>>

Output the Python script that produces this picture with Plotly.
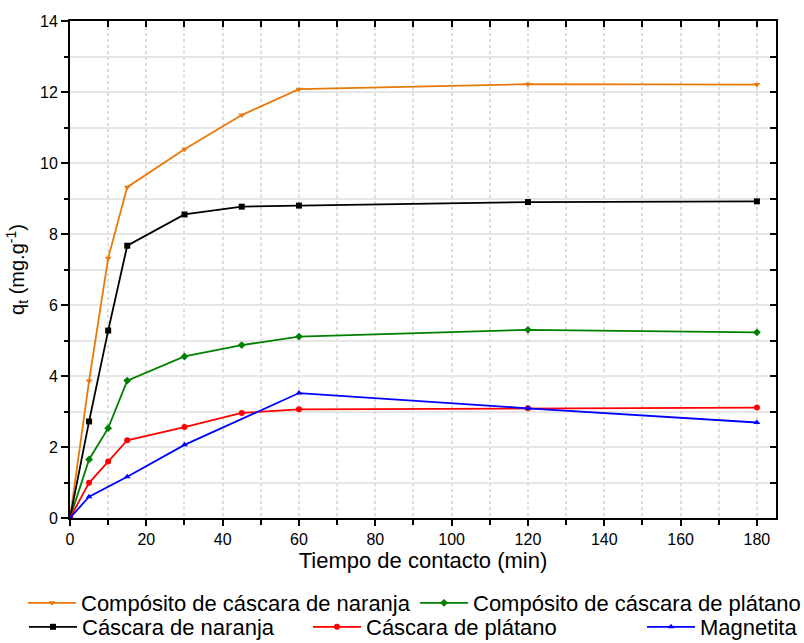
import plotly.graph_objects as go

t_full = [0, 5, 10, 15, 30, 45, 60, 120, 180]
t_mag = [0, 5, 15, 30, 60, 120, 180]

comp_naranja = [0, 3.86, 7.32, 9.32, 10.39, 11.35, 12.08, 12.22, 12.21]
comp_platano = [0, 1.65, 2.53, 3.87, 4.55, 4.87, 5.11, 5.30, 5.23]
casc_naranja = [0, 2.72, 5.28, 7.67, 8.55, 8.77, 8.80, 8.90, 8.92]
casc_platano = [0, 0.99, 1.59, 2.19, 2.56, 2.96, 3.06, 3.09, 3.11]
magnetita = [0, 0.60, 1.16, 2.06, 3.52, 3.09, 2.69]

FONT = "Liberation Sans, Arial, sans-serif"

series = [
    ("Compósito de cáscara de naranja", t_full, comp_naranja, "#E8790A", "triangle-down", "legend"),
    ("Compósito de cáscara de plátano", t_full, comp_platano, "#008000", "diamond", "legend2"),
    ("Cáscara de naranja", t_full, casc_naranja, "#000000", "square", "legend3"),
    ("Cáscara de plátano", t_full, casc_platano, "#FF0000", "circle", "legend4"),
    ("Magnetita", t_mag, magnetita, "#0000FF", "triangle-up", "legend5"),
]

fig = go.Figure()
for name, x, y, col, sym, leg in series:
    fig.add_trace(go.Scatter(
        x=x, y=y, name=name, mode="lines+markers",
        line=dict(color=col, width=1.8),
        marker=dict(color=col, symbol=sym, size=6),
        legend=leg,
    ))

# invisible trace to activate mirrored top/right axes
fig.add_trace(go.Scatter(x=[None], y=[None], xaxis="x2", yaxis="y2",
                         showlegend=False, hoverinfo="skip"))

W, H = 804, 643
legend_pos = {
    "legend": (23, 603),
    "legend2": (415, 603),
    "legend3": (24, 627),
    "legend4": (308, 627),
    "legend5": (642, 627),
}
leg_layout = {}
for k, (px, py) in legend_pos.items():
    leg_layout[k] = dict(
        xref="container", yref="container",
        x=px / W, y=1 - py / H, xanchor="left", yanchor="middle",
        orientation="h", font=dict(family=FONT, size=22, color="#000"),
        bgcolor="rgba(0,0,0,0)", borderwidth=0, itemwidth=48,
    )

fig.update_layout(
    width=W, height=H,
    margin=dict(l=70, r=28, t=21, b=125),
    paper_bgcolor="white", plot_bgcolor="white",
    font=dict(family=FONT, size=16, color="#000"),
    showlegend=True,
    xaxis=dict(
        range=[0, 185], dtick=20, tick0=0,
        showline=True, linecolor="#000", linewidth=2,
        ticks="outside", ticklen=6, tickwidth=1.5, tickcolor="#000",
        showgrid=True, gridcolor="#dddddd", griddash="dot", gridwidth=1.5,
        zeroline=False,
        minor=dict(dtick=10, ticks="outside", ticklen=5, tickcolor="#000",
                   showgrid=True, gridcolor="#dddddd", griddash="dot", gridwidth=1.5),
        tickfont=dict(size=16),
        title=dict(text="Tiempo de contacto (min)", font=dict(size=22), standoff=3),
    ),
    yaxis=dict(
        range=[0, 14], dtick=2, tick0=0,
        showline=True, linecolor="#000", linewidth=2,
        ticks="outside", ticklen=7, tickwidth=1.5, tickcolor="#000",
        showgrid=True, gridcolor="#e6e6e6", gridwidth=1.5,
        zeroline=False,
        minor=dict(dtick=1, ticks="outside", ticklen=4, tickcolor="#000",
                   showgrid=True, gridcolor="#e6e6e6", gridwidth=1.5),
        tickfont=dict(size=16),
        title=dict(text="q<sub>t</sub> (mg.g<sup>-1</sup>)", font=dict(size=20), standoff=10),
    ),
    xaxis2=dict(
        overlaying="x", side="top", range=[0, 185], dtick=10, tick0=0,
        showline=True, linecolor="#000", linewidth=2,
        ticks="inside", ticklen=6, tickwidth=1.5, tickcolor="#000",
        showticklabels=False, showgrid=False, zeroline=False,
    ),
    yaxis2=dict(
        overlaying="y", side="right", range=[0, 14], dtick=1, tick0=0,
        showline=True, linecolor="#000", linewidth=2,
        ticks="inside", ticklen=6, tickwidth=1.5, tickcolor="#000",
        showticklabels=False, showgrid=False, zeroline=False,
    ),
    **leg_layout,
)

fig.write_html("out.html")
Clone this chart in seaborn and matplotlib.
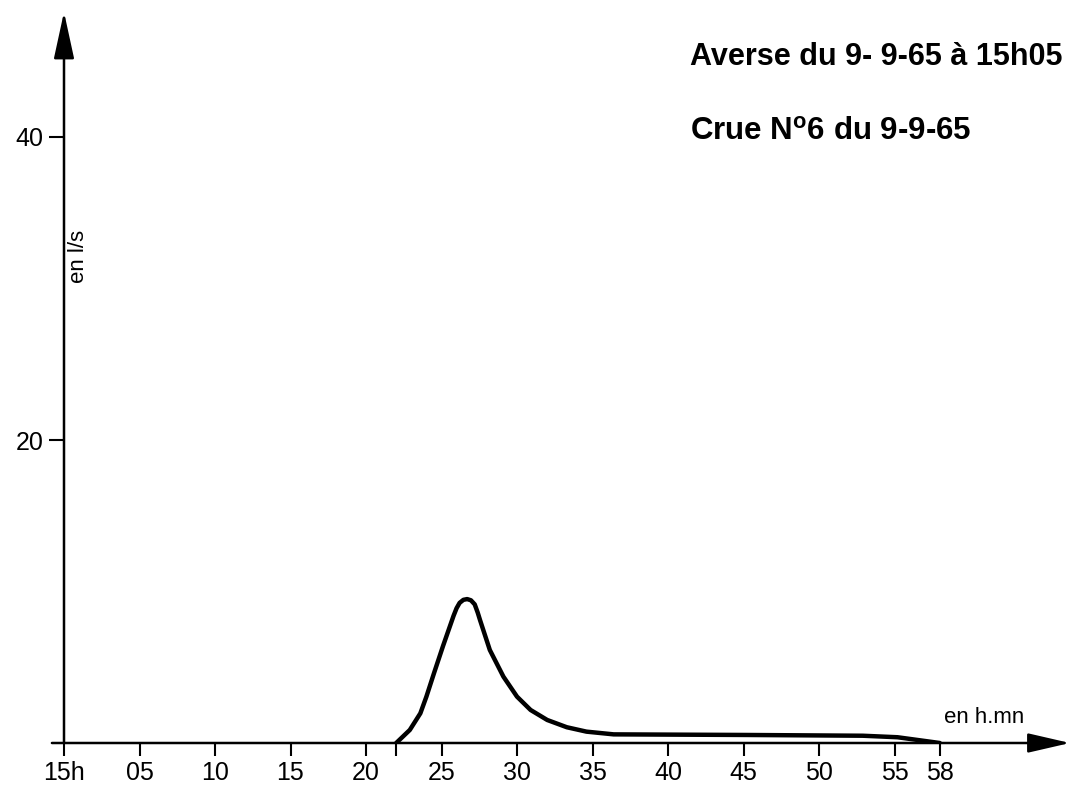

<<

== Your objective ==
Copy each line exactly, and leave the pictures out of your copy.

== Task output ==
Output the Python script that produces this picture with Plotly.
import plotly.graph_objects as go

t_full = [0, 5, 10, 15, 30, 45, 60, 120, 180]
t_mag = [0, 5, 15, 30, 60, 120, 180]

comp_naranja = [0, 3.86, 7.32, 9.32, 10.39, 11.35, 12.08, 12.22, 12.21]
comp_platano = [0, 1.65, 2.53, 3.87, 4.55, 4.87, 5.11, 5.30, 5.23]
casc_naranja = [0, 2.72, 5.28, 7.67, 8.55, 8.77, 8.80, 8.90, 8.92]
casc_platano = [0, 0.99, 1.59, 2.19, 2.56, 2.96, 3.06, 3.09, 3.11]
magnetita = [0, 0.60, 1.16, 2.06, 3.52, 3.09, 2.69]

FONT = "Liberation Sans, Arial, sans-serif"

series = [
    ("Compósito de cáscara de naranja", t_full, comp_naranja, "#E8790A", "triangle-down", "legend"),
    ("Compósito de cáscara de plátano", t_full, comp_platano, "#008000", "diamond", "legend2"),
    ("Cáscara de naranja", t_full, casc_naranja, "#000000", "square", "legend3"),
    ("Cáscara de plátano", t_full, casc_platano, "#FF0000", "circle", "legend4"),
    ("Magnetita", t_mag, magnetita, "#0000FF", "triangle-up", "legend5"),
]

fig = go.Figure()
for name, x, y, col, sym, leg in series:
    fig.add_trace(go.Scatter(
        x=x, y=y, name=name, mode="lines+markers",
        line=dict(color=col, width=1.8),
        marker=dict(color=col, symbol=sym, size=6),
        legend=leg,
    ))

# invisible trace to activate mirrored top/right axes
fig.add_trace(go.Scatter(x=[None], y=[None], xaxis="x2", yaxis="y2",
                         showlegend=False, hoverinfo="skip"))

W, H = 804, 643
legend_pos = {
    "legend": (23, 603),
    "legend2": (415, 603),
    "legend3": (24, 627),
    "legend4": (308, 627),
    "legend5": (642, 627),
}
leg_layout = {}
for k, (px, py) in legend_pos.items():
    leg_layout[k] = dict(
        xref="container", yref="container",
        x=px / W, y=1 - py / H, xanchor="left", yanchor="middle",
        orientation="h", font=dict(family=FONT, size=22, color="#000"),
        bgcolor="rgba(0,0,0,0)", borderwidth=0, itemwidth=48,
    )

fig.update_layout(
    width=W, height=H,
    margin=dict(l=70, r=28, t=21, b=125),
    paper_bgcolor="white", plot_bgcolor="white",
    font=dict(family=FONT, size=16, color="#000"),
    showlegend=True,
    xaxis=dict(
        range=[0, 185], dtick=20, tick0=0,
        showline=True, linecolor="#000", linewidth=2,
        ticks="outside", ticklen=6, tickwidth=1.5, tickcolor="#000",
        showgrid=True, gridcolor="#dddddd", griddash="dot", gridwidth=1.5,
        zeroline=False,
        minor=dict(dtick=10, ticks="outside", ticklen=5, tickcolor="#000",
                   showgrid=True, gridcolor="#dddddd", griddash="dot", gridwidth=1.5),
        tickfont=dict(size=16),
        title=dict(text="Tiempo de contacto (min)", font=dict(size=22), standoff=3),
    ),
    yaxis=dict(
        range=[0, 14], dtick=2, tick0=0,
        showline=True, linecolor="#000", linewidth=2,
        ticks="outside", ticklen=7, tickwidth=1.5, tickcolor="#000",
        showgrid=True, gridcolor="#e6e6e6", gridwidth=1.5,
        zeroline=False,
        minor=dict(dtick=1, ticks="outside", ticklen=4, tickcolor="#000",
                   showgrid=True, gridcolor="#e6e6e6", gridwidth=1.5),
        tickfont=dict(size=16),
        title=dict(text="q<sub>t</sub> (mg.g<sup>-1</sup>)", font=dict(size=20), standoff=10),
    ),
    xaxis2=dict(
        overlaying="x", side="top", range=[0, 185], dtick=10, tick0=0,
        showline=True, linecolor="#000", linewidth=2,
        ticks="inside", ticklen=6, tickwidth=1.5, tickcolor="#000",
        showticklabels=False, showgrid=False, zeroline=False,
    ),
    yaxis2=dict(
        overlaying="y", side="right", range=[0, 14], dtick=1, tick0=0,
        showline=True, linecolor="#000", linewidth=2,
        ticks="inside", ticklen=6, tickwidth=1.5, tickcolor="#000",
        showticklabels=False, showgrid=False, zeroline=False,
    ),
    **leg_layout,
)

fig.write_html("out.html")
Clone this chart in seaborn and matplotlib.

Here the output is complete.